Although we have now a working planner that integrates the probabilistic aspect of trips, our implementation has a number of limitations. Limitations that are worth taking into account are the following:
- The week day, saturday and sunday schedules were each defined from a sample of 1 day. As a result, if certain trips have failed on those days that were sampled, these would not be included (we verified that the number of such trips was insignificant). The decision to sample 1 day stemmed from the fact that a specific trip on a given day of the week could potentially boast a different trip id the following week. This created numerous issues when we attempted to recover the schedule from a larger sample of days.
- Following from the point about the trip ids being sometimes inconsistent, another limitation in our implementation is the fact that we define the probabilities for a given journey based on the historical punctuality of the trip ids that compose it. As a result, when calculating the journey, the historical data collected for a trip would potentially be a subset of the total data available for that given trip as, historically, it possibly relates to multiple trip ids.
- The fact that we modelled the public transport network as a graph for each different day type (saturday, sunday, week day) also carries certain flaws. The graph illustrates stops as vertices and two vertices are connected by an edge if a transport directly connects them. A problematic scenario is where two stops are connected directly, but there is only one transport that connects them and it operates once a day (such a night buses/trams). When determining the shortest path in the graph, our algorithm is not conscious of the time of day. Hence, if such a path is selected during the day, the algorithm would be unable to find the relevant trips as these do not exist other than at night. Therefore, we decided filter out night buses and trams from our data when determining the schedule and as a result these are not included in our planner.

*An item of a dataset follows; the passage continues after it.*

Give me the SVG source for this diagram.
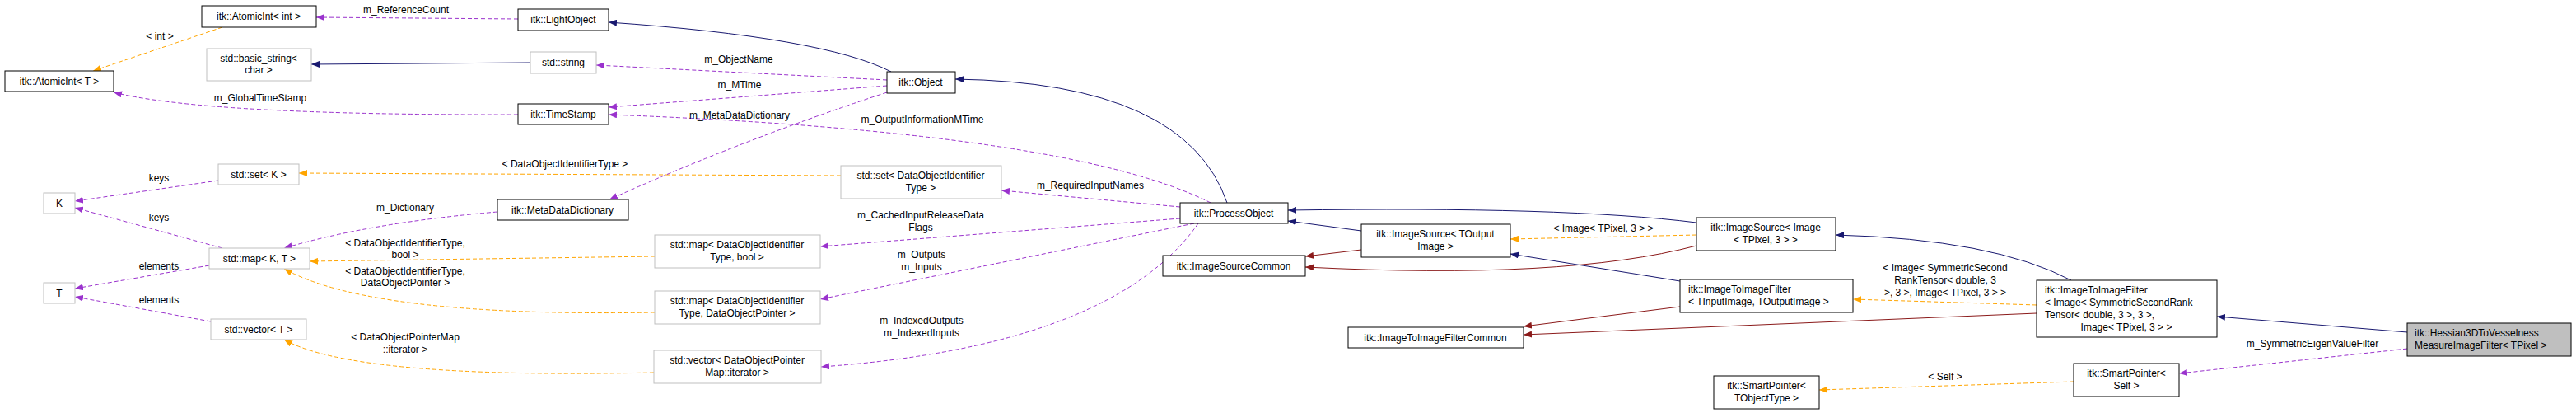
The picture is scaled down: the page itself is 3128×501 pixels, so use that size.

- Moreover another limitation of our algorithm is forcing the user to take a bus/tram/train (if it exhists) between two stations even if the distance between the 2 stations is lower then 0.4km. A better way to tackle the problem would have been to allow walking possibilities between any 2 station (knowing their distance is less than 0.4km) but we have chosen to implement a greedy algorithm that does not allow this possibility as we were worried about the complexity of the algorithm becoming too high. We could have also used heuristics to favor some trip_id's that are known to be fast and reliable (a bit like google map does it with A*). However, it would have taken a lot of (too much) data exploration to know which heuristic to implement so we chose not to.